Penanaman keimanan yang kuat akan membuat remaja mengetahui hakikat dirinya sebagai seorang hamba. Dalam dirinya akan muncul benteng untuk memilah mana yang baik dan mana yang buruk. Dengan nilai-nilai kebaikan yang ditanamkan di tengah keluarga, anak-anak akan memiliki tempat mencurahkan perasaan ketika menemukan sesuatu yang baru ataupun sesuatu yang dianggap tidak lazim ketika terjadi interaksi sosial dengan orang lain.
Kedua, kontrol dari masyarakat. Sebagai makhluk sosial, masyarakat adalah lingkungan interaksi terluas bagi remaja. Masyarakat seharusnya menjadi kontrol dari setiap prilaku individu. Di dalamnya ada seperangkat aturan, pemikiran, dan perasaan. Tentu interaksi yang ingin dibangun dalam sebuah masyarakat adalah interaksi yang mengarah pada perbaikan. Bukan justru sebaliknya.
Dari An Nu’man bin Baysir yang dia berkata, Nabi SAW bersabda,”Kemungkaran adalah bagaikan suatu kaum yang berundi dalam sebuah perahu. Nantinya, ada sebagian berada di bagian atas dan sebagiannya lagi di bagian bawah perahu tersebut.
Yang berada di bagian bawah ketika ingin mengambil air, tentu dia harus melewati orang-orang di atasnya. Mereka berkata, “Andai kata kita membuat lubang saja sehingga tidak mengganggu orang yang berada di atas kita.”Seandainya yang berada di bagian atas membiarkan orang-orang bawah menuruti kehendaknya, niscaya semuanya akan binasa. Namun, jika orang bagian atas melarang orang bagian bawah berbuat demikian, niscaya mereka selamat dan selamat pula semua penumpang kapal itu.”(HR. Imam Bukhari no. 2493).
Dengan kontrol kuat dari masyarakat, pergaulan bebas, peredaran narkoba, kenakalan remaja, akan mudah diawasi. Sehingga sanksi sosial setidaknya menjadi benteng kedua setelah ketakwaan individu.
Ketiga, negara sebagai penjaga masyarakat sekaligus pelaksana hukum. Fungsi negara sesungguhnya bukan saja sebagai fasilitator. Negaralah sebagai benteng terluar agar remaja dan masyarakat pada umumnya tidak tersentuh oleh faham liberal.
Negara harus tegas terhadap aktivitas yang mengarah pada pornografi pornoaksi, pergaulan bebas, peredaran narkoba. Termasuk tidak memberi izin terhadap tayangan-tayangan merusak moral remaja. Di tengah gelombang digitalisasi seperti hari ini, negara harus mengontrol jangan sampai ada situs-situs dan konten porno yang dikonsumsi oleh masyarakat.

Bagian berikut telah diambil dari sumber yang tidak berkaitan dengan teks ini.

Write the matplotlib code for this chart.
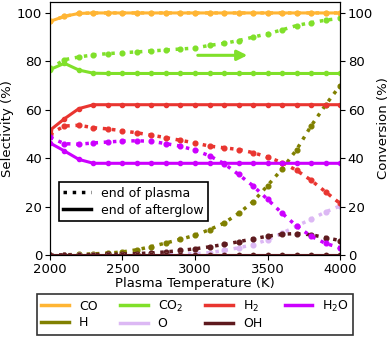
#!/usr/bin/env python

import numpy as np
import matplotlib
matplotlib.use('Agg')
import matplotlib.pyplot as plt
from matplotlib.lines import Line2D

###########################
## data

temps = [2000, 2100, 2200, 2300, 2400, 2500, 2600, 2700, 2800, 2900, 3000,
         3100, 3200, 3300, 3400, 3500, 3600, 3700, 3800, 3900, 4000]

## end of afterglow (solid)
co_after  = [96.5, 98.6, 99.8, 100, 100, 100, 100, 100, 100, 100, 100,
             100, 100, 100, 100, 100, 100, 100, 100, 100, 100]
co2_after = [76.6, 79.2, 76.4, 75.1, 75, 75, 75, 75, 75, 75, 75,
             75, 75, 75, 75, 75, 75, 75, 75, 75, 75]
h2_after  = [51.5, 56.3, 60.5, 62.1, 62.1, 62.1, 62.1, 62.1, 62.1, 62.1, 62.1,
             62.1, 62.1, 62.1, 62.1, 62.1, 62.1, 62.1, 62.1, 62.1, 62.1]
h2o_after = [46.3, 43.0, 39.5, 37.9, 37.9, 37.9, 37.9, 37.9, 37.9, 37.9, 37.9,
             37.9, 37.9, 37.9, 37.9, 37.9, 37.9, 37.9, 37.9, 37.9, 37.9]
h_after   = [0] * 21
o_after   = [0] * 21
oh_after  = [0] * 21

## end of plasma (dotted)
co_plasma  = [96.5, 98.6, 99.8, 100, 100, 100, 100, 100, 100, 100, 100,
              100, 100, 100, 100, 100, 100, 100, 100, 100, 100]
co2_plasma = [77.0, 80.7, 81.8, 82.7, 83.2, 83.6, 83.9, 84.3, 84.7, 85.1, 85.5,
              86.6, 87.4, 88.6, 90.0, 91.4, 93.0, 94.8, 96.0, 97.0, 97.8]
h2_plasma  = [50.0, 53.3, 53.6, 52.6, 52.1, 51.3, 50.5, 49.5, 48.5, 47.4, 46.3,
              45.0, 44.3, 43.6, 42.3, 40.5, 38.2, 35.0, 30.9, 26.1, 21.3]
h2o_plasma = [48.6, 46.0, 45.8, 46.3, 46.7, 47.1, 47.2, 47.0, 46.0, 45.0, 43.3,
              41.0, 37.8, 33.3, 28.6, 23.0, 17.3, 12.0, 7.8, 4.8, 3.0]
h_plasma   = [0.0, 0.1, 0.3, 0.5, 0.8, 1.3, 2.2, 3.5, 5.0, 6.5, 8.2,
              10.5, 13.2, 17.2, 22.0, 28.7, 35.5, 43.5, 53.3, 62.0, 70.0]
o_plasma   = [0.0, 0.0, 0.0, 0.0, 0.0, 0.1, 0.1, 0.2, 0.3, 0.4, 0.6,
              1.0, 1.9, 3.0, 4.3, 6.3, 9.0, 12.0, 14.8, 17.8, 20.3]
oh_plasma  = [0.0, 0.1, 0.1, 0.2, 0.3, 0.4, 0.6, 0.9, 1.3, 1.9, 2.6,
              3.4, 4.4, 5.5, 6.7, 7.8, 8.6, 8.9, 8.4, 7.2, 6.0]

species = ['CO', 'H', 'CO$_2$', 'O', 'H$_2$', 'OH', 'H$_2$O']
colors  = ['#ffb534', '#808000', '#80e02a', '#dcb8f4', '#e93530', '#5e1a1e', '#cc00ff']
after   = [co_after, h_after, co2_after, o_after, h2_after, oh_after, h2o_after]
plasma  = [co_plasma, h_plasma, co2_plasma, o_plasma, h2_plasma, oh_plasma, h2o_plasma]

#############################

fig = plt.figure(figsize=(3.9, 3.41), dpi=100)
ax = fig.add_axes([0.128, 0.252, 0.744, 0.742])
ax2 = ax.twinx()

handles = []
for name, c, ya, yp in zip(species, colors, after, plasma):
    ax.plot(temps, yp, ':', color=c, lw=2.5, marker='o', ms=3.4, zorder=2)
    ax.plot(temps, ya, '-', color=c, lw=2.2, marker='o', ms=3, zorder=3)
    handles.append(Line2D([0], [0], color=c, lw=2.5, label=name))

## arrow pointing to the conversion axis
ax.annotate('', xy=(3380, 82.5), xytext=(3000, 82.5),
            arrowprops=dict(arrowstyle='-|>', color='#80e02a', lw=2.2,
                            mutation_scale=15))

ax.set_xlim(2000, 4000)
ax.set_ylim(0, 104.5)
ax2.set_ylim(0, 104.5)
ax.set_xticks([2000, 2500, 3000, 3500, 4000])
ax.set_yticks([0, 20, 40, 60, 80, 100])
ax2.set_yticks([0, 20, 40, 60, 80, 100])
ax.tick_params(labelsize=9.5, pad=2)
ax2.tick_params(labelsize=9.5, pad=2)

ax.set_xlabel('Plasma Temperature (K)', fontsize=9.5, labelpad=1)
ax.set_ylabel('Selectivity (%)', fontsize=9.5, labelpad=2)
ax2.set_ylabel('Conversion (%)', fontsize=9.5, labelpad=3)

## line style legend
style = [Line2D([0], [0], color='k', ls=':', lw=2.5, label='end of plasma'),
         Line2D([0], [0], color='k', ls='-', lw=2.5, label='end of afterglow')]
leg1 = ax2.legend(handles=style, loc='lower left', bbox_to_anchor=(0.01, 0.11),
                  fontsize=9, fancybox=False, edgecolor='k', framealpha=1,
                  handlelength=2.2, borderpad=0.35, labelspacing=0.3)
leg1.get_frame().set_linewidth(1.2)

## species legend below the axes
leg2 = fig.legend(handles=handles, loc='lower center', bbox_to_anchor=(0.5, 0.0),
                  ncol=4, fontsize=9, fancybox=False, edgecolor='k',
                  handlelength=2.2, columnspacing=1.8, borderpad=0.35,
                  labelspacing=0.3)
leg2.get_frame().set_linewidth(1.2)

plt.savefig('out.png', dpi=100)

Penguasa dan aparatur negara memiliki amanah yang besar dan kelak amanah tersebut yang diantaranya adalah nasib generasi akan dimintai pertanggungjawaban di hadapan Allah Swt.
Inilah tiga pendekatan yang harus berjalan sempurna. Manakala satu diantaranya tidak berjalan maka nasib generasi masa datang jadi taruhannya.